● Instructions for the task
Exclude the pictures; give every entry again exactly as written.

● Charts and diagrams as code

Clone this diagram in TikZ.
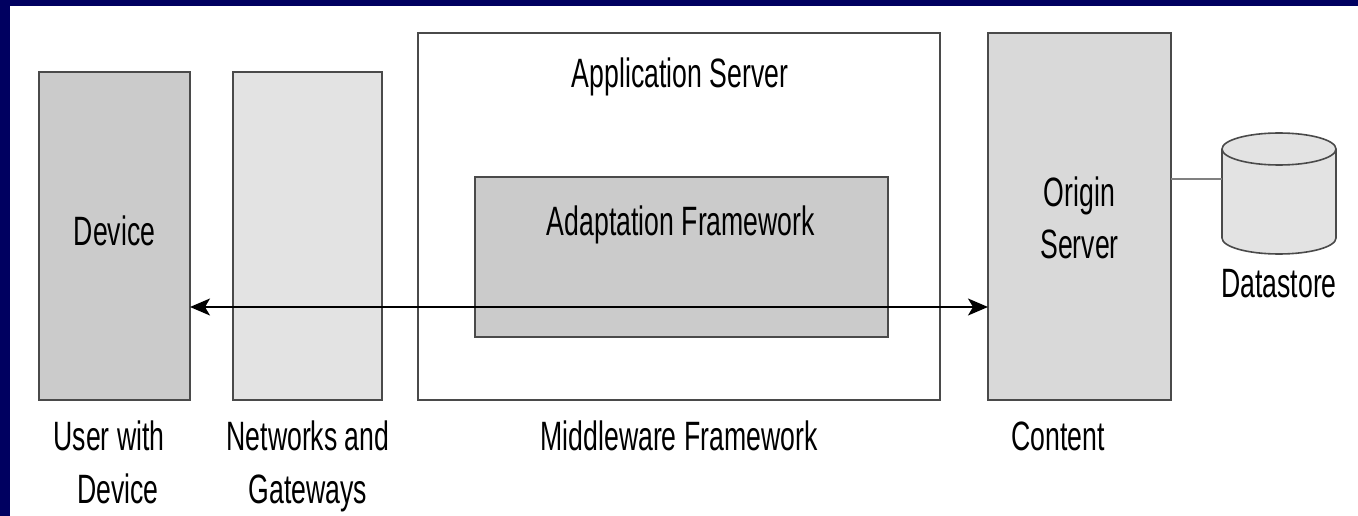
\documentclass[tikz,border=0pt]{standalone}
\usepackage{fontspec}
\setmainfont[FakeStretch=0.65]{Liberation Sans}
\usetikzlibrary{arrows.meta}
\definecolor{navy}{HTML}{000060}
\definecolor{edge}{HTML}{4A4A4A}
\definecolor{fdark}{HTML}{CBCBCB}
\definecolor{fmid}{HTML}{D9D9D9}
\definecolor{flight}{HTML}{E3E3E3}
\tikzset{
  box/.style={draw=edge, line width=2pt, inner sep=0pt, outer sep=0pt, minimum width=#1},
  lbl/.style={inner sep=0pt, anchor=base, align=center, font=\fontsize{41}{53}\selectfont},
  link/.style={draw=black, line width=2pt},
}
\begin{document}
\begin{tikzpicture}[x=1pt,y=-1pt]
\useasboundingbox (0,0) rectangle (1358,516);
\fill[white] (0,0) rectangle (1358,516);
\fill[navy] (0,0) rectangle (1358,6);
\fill[navy] (0,0) rectangle (10,516);

% boxes
\node[box=151pt, minimum height=328pt, fill=fdark] (dev) at (114.5,236) {};
\node[box=149pt, minimum height=328pt, fill=flight] (net) at (307.5,236) {};
\node[box=522pt, minimum height=367pt, fill=white] (app) at (679,216.5) {};
\node[box=413pt, minimum height=160pt, fill=fdark] (ada) at (681.5,257) {};
\node[box=183pt, minimum height=367pt, fill=fmid] (os) at (1079.5,216.5) {};
\coordinate (ay) at (0,307);
\coordinate (ly) at (0,179);

% datastore cylinder
\node[inner sep=0pt, minimum width=114pt, minimum height=121pt] (ds) at (1279,193.5) {};
\fill[flight] (1222,149) -- (1222,238) arc[start angle=180, end angle=360, x radius=57pt, y radius=16pt] -- (1336,149) arc[start angle=0, end angle=180, x radius=57pt, y radius=16pt] -- cycle;
\draw[edge, line width=1.6pt] (1222,149) -- (1222,238) arc[start angle=180, end angle=360, x radius=57pt, y radius=16pt] -- (1336,149);
\draw[edge, line width=1.6pt] (1279,149) ellipse[x radius=57pt, y radius=16pt];

% connectors
\draw[draw=gray, line width=2pt] (os.east |- ly) -- (ds.west |- ly);
\draw[link, {Stealth[length=20pt,width=17pt,inset=5pt]}-{Stealth[length=20pt,width=17pt,inset=5pt]}] (dev.east |- ay) -- (os.west |- ay);

% texts
\node[lbl] (tdev) at (114.5,245) {Device};
\node[lbl] (tapp) at (680,88) {Application Server};
\node[lbl] (tada) at (681,235) {Adaptation Framework};
\node[lbl] (tori) at (1079.5,207) {Origin};
\node[lbl] (tser) at (1079.5,258) {Server};
\node[lbl] (tds) at (1279,297) {Datastore};
\node[lbl] (l1a) at (109,450) {User with};
\node[lbl] (l1b) at (118,503) {Device};
\node[lbl] (l2a) at (308,450) {Networks and};
\node[lbl] (l2b) at (308,503) {Gateways};
\node[lbl] (l3) at (679,450) {Middleware Framework};
\node[lbl] (l4) at (1058,450) {Content};
\end{tikzpicture}
\end{document}
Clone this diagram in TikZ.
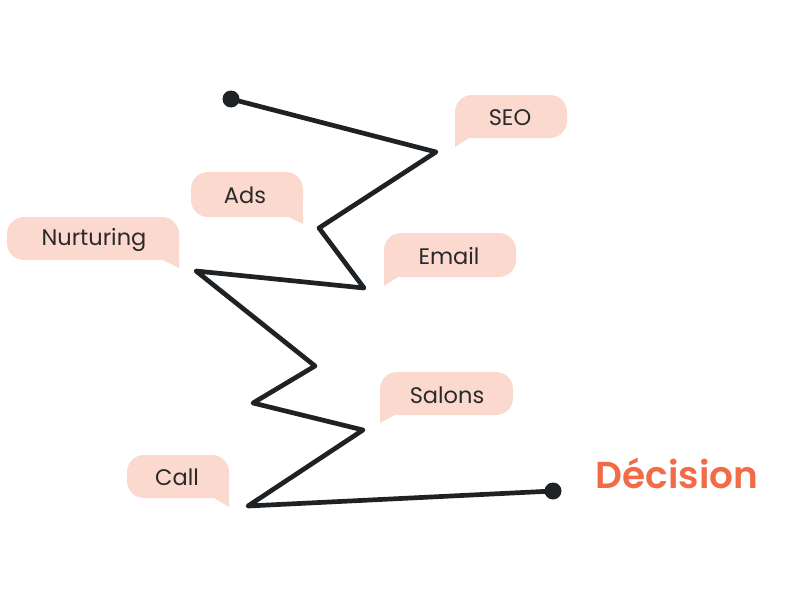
\documentclass[tikz,border=0pt]{standalone}
\usepackage{fontspec}
\setmainfont{Poppins}
\newfontfamily\popsemi{Poppins}[UprightFont=* SemiBold]
\definecolor{bubblefill}{HTML}{FCD9CF}
\definecolor{inkline}{HTML}{1E2225}
\definecolor{labeltext}{HTML}{2A2A2A}
\definecolor{accent}{HTML}{F26B47}
% tail at bottom-left: #1 left, #2 top, #3 right, #4 bottom, #5 tip y, #6 inner x
\newcommand\mybubbleL[6]{%
  \fill[bubblefill,rounded corners=17pt] (#1,#2) rectangle (#3,#4);
  \fill[bubblefill] (#1,#4-18) rectangle (#6,#4);
  \fill[bubblefill] (#1,#4-1) -- (#1,#5) -- (#6,#4) -- cycle;}
% tail at bottom-right
\newcommand\mybubbleR[6]{%
  \fill[bubblefill,rounded corners=17pt] (#1,#2) rectangle (#3,#4);
  \fill[bubblefill] (#6,#4-18) rectangle (#3,#4);
  \fill[bubblefill] (#3,#4-1) -- (#3,#5) -- (#6,#4) -- cycle;}
\begin{document}
\begin{tikzpicture}[x=1pt,y=-1pt,
  lbl/.style={text=labeltext,font=\fontsize{22.5}{24}\selectfont,inner sep=0pt,anchor=center},
  zig/.style={draw=inkline,line width=4.7pt,line join=round,line cap=round},
  enddot/.style={fill=inkline}]
\useasboundingbox (0,0) rectangle (800,602);
% bubbles
\mybubbleL{455}{95}{567}{138}{147}{469}
\mybubbleR{191}{172}{303}{217}{224}{289}
\mybubbleR{7}{217}{179}{260}{268}{163}
\mybubbleL{384}{233}{516}{277}{286}{398}
\mybubbleL{380}{372}{513}{415}{423}{395}
\mybubbleR{127}{455}{229}{498}{507}{214}
\node[lbl] (seo) at (510,118) {SEO};
\node[lbl] (ads) at (245,195) {Ads};
\node[lbl] (nurt) at (94,240) {Nurturing};
\node[lbl] (email) at (449,256) {Email};
\node[lbl] (salons) at (447,395) {Salons};
\node[lbl] (call) at (177,477) {Call};
\node[text=accent,font=\popsemi\fontsize{37.5}{40}\selectfont,inner sep=0pt] (dec) at (677,473) {Décision};
% zigzag path
\coordinate (p0) at (231,99);
\coordinate (p1) at (436,152);
\coordinate (p2) at (319,228);
\coordinate (p3) at (364,288);
\coordinate (p4) at (196,271);
\coordinate (p5) at (315,366);
\coordinate (p6) at (253,403);
\coordinate (p7) at (363,430);
\coordinate (p8) at (248,506);
\coordinate (p9) at (553,491);
\draw[zig] (p0) -- (p1) -- (p2) -- (p3) -- (p4) -- (p5) -- (p6) -- (p7) -- (p8) -- (p9);
\fill[enddot] (p0) circle (8.5);
\fill[enddot] (p9) circle (8.5);
\end{tikzpicture}
\end{document}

● Problem solution
Clone this diagram in TikZ.
\documentclass[tikz,border=0pt]{standalone}
\usepackage{fontspec}
\setmainfont[FakeStretch=0.65]{Liberation Sans}
\usetikzlibrary{arrows.meta}
\definecolor{navy}{HTML}{000060}
\definecolor{edge}{HTML}{4A4A4A}
\definecolor{fdark}{HTML}{CBCBCB}
\definecolor{fmid}{HTML}{D9D9D9}
\definecolor{flight}{HTML}{E3E3E3}
\tikzset{
  box/.style={draw=edge, line width=2pt, inner sep=0pt, outer sep=0pt, minimum width=#1},
  lbl/.style={inner sep=0pt, anchor=base, align=center, font=\fontsize{41}{53}\selectfont},
  link/.style={draw=black, line width=2pt},
}
\begin{document}
\begin{tikzpicture}[x=1pt,y=-1pt]
\useasboundingbox (0,0) rectangle (1358,516);
\fill[white] (0,0) rectangle (1358,516);
\fill[navy] (0,0) rectangle (1358,6);
\fill[navy] (0,0) rectangle (10,516);

% boxes
\node[box=151pt, minimum height=328pt, fill=fdark] (dev) at (114.5,236) {};
\node[box=149pt, minimum height=328pt, fill=flight] (net) at (307.5,236) {};
\node[box=522pt, minimum height=367pt, fill=white] (app) at (679,216.5) {};
\node[box=413pt, minimum height=160pt, fill=fdark] (ada) at (681.5,257) {};
\node[box=183pt, minimum height=367pt, fill=fmid] (os) at (1079.5,216.5) {};
\coordinate (ay) at (0,307);
\coordinate (ly) at (0,179);

% datastore cylinder
\node[inner sep=0pt, minimum width=114pt, minimum height=121pt] (ds) at (1279,193.5) {};
\fill[flight] (1222,149) -- (1222,238) arc[start angle=180, end angle=360, x radius=57pt, y radius=16pt] -- (1336,149) arc[start angle=0, end angle=180, x radius=57pt, y radius=16pt] -- cycle;
\draw[edge, line width=1.6pt] (1222,149) -- (1222,238) arc[start angle=180, end angle=360, x radius=57pt, y radius=16pt] -- (1336,149);
\draw[edge, line width=1.6pt] (1279,149) ellipse[x radius=57pt, y radius=16pt];

% connectors
\draw[draw=gray, line width=2pt] (os.east |- ly) -- (ds.west |- ly);
\draw[link, {Stealth[length=20pt,width=17pt,inset=5pt]}-{Stealth[length=20pt,width=17pt,inset=5pt]}] (dev.east |- ay) -- (os.west |- ay);

% texts
\node[lbl] (tdev) at (114.5,245) {Device};
\node[lbl] (tapp) at (680,88) {Application Server};
\node[lbl] (tada) at (681,235) {Adaptation Framework};
\node[lbl] (tori) at (1079.5,207) {Origin};
\node[lbl] (tser) at (1079.5,258) {Server};
\node[lbl] (tds) at (1279,297) {Datastore};
\node[lbl] (l1a) at (109,450) {User with};
\node[lbl] (l1b) at (118,503) {Device};
\node[lbl] (l2a) at (308,450) {Networks and};
\node[lbl] (l2b) at (308,503) {Gateways};
\node[lbl] (l3) at (679,450) {Middleware Framework};
\node[lbl] (l4) at (1058,450) {Content};
\end{tikzpicture}
\end{document}
Clone this diagram in TikZ.
\documentclass[tikz,border=0pt]{standalone}
\usepackage{fontspec}
\setmainfont{Poppins}
\newfontfamily\popsemi{Poppins}[UprightFont=* SemiBold]
\definecolor{bubblefill}{HTML}{FCD9CF}
\definecolor{inkline}{HTML}{1E2225}
\definecolor{labeltext}{HTML}{2A2A2A}
\definecolor{accent}{HTML}{F26B47}
% tail at bottom-left: #1 left, #2 top, #3 right, #4 bottom, #5 tip y, #6 inner x
\newcommand\mybubbleL[6]{%
  \fill[bubblefill,rounded corners=17pt] (#1,#2) rectangle (#3,#4);
  \fill[bubblefill] (#1,#4-18) rectangle (#6,#4);
  \fill[bubblefill] (#1,#4-1) -- (#1,#5) -- (#6,#4) -- cycle;}
% tail at bottom-right
\newcommand\mybubbleR[6]{%
  \fill[bubblefill,rounded corners=17pt] (#1,#2) rectangle (#3,#4);
  \fill[bubblefill] (#6,#4-18) rectangle (#3,#4);
  \fill[bubblefill] (#3,#4-1) -- (#3,#5) -- (#6,#4) -- cycle;}
\begin{document}
\begin{tikzpicture}[x=1pt,y=-1pt,
  lbl/.style={text=labeltext,font=\fontsize{22.5}{24}\selectfont,inner sep=0pt,anchor=center},
  zig/.style={draw=inkline,line width=4.7pt,line join=round,line cap=round},
  enddot/.style={fill=inkline}]
\useasboundingbox (0,0) rectangle (800,602);
% bubbles
\mybubbleL{455}{95}{567}{138}{147}{469}
\mybubbleR{191}{172}{303}{217}{224}{289}
\mybubbleR{7}{217}{179}{260}{268}{163}
\mybubbleL{384}{233}{516}{277}{286}{398}
\mybubbleL{380}{372}{513}{415}{423}{395}
\mybubbleR{127}{455}{229}{498}{507}{214}
\node[lbl] (seo) at (510,118) {SEO};
\node[lbl] (ads) at (245,195) {Ads};
\node[lbl] (nurt) at (94,240) {Nurturing};
\node[lbl] (email) at (449,256) {Email};
\node[lbl] (salons) at (447,395) {Salons};
\node[lbl] (call) at (177,477) {Call};
\node[text=accent,font=\popsemi\fontsize{37.5}{40}\selectfont,inner sep=0pt] (dec) at (677,473) {Décision};
% zigzag path
\coordinate (p0) at (231,99);
\coordinate (p1) at (436,152);
\coordinate (p2) at (319,228);
\coordinate (p3) at (364,288);
\coordinate (p4) at (196,271);
\coordinate (p5) at (315,366);
\coordinate (p6) at (253,403);
\coordinate (p7) at (363,430);
\coordinate (p8) at (248,506);
\coordinate (p9) at (553,491);
\draw[zig] (p0) -- (p1) -- (p2) -- (p3) -- (p4) -- (p5) -- (p6) -- (p7) -- (p8) -- (p9);
\fill[enddot] (p0) circle (8.5);
\fill[enddot] (p9) circle (8.5);
\end{tikzpicture}
\end{document}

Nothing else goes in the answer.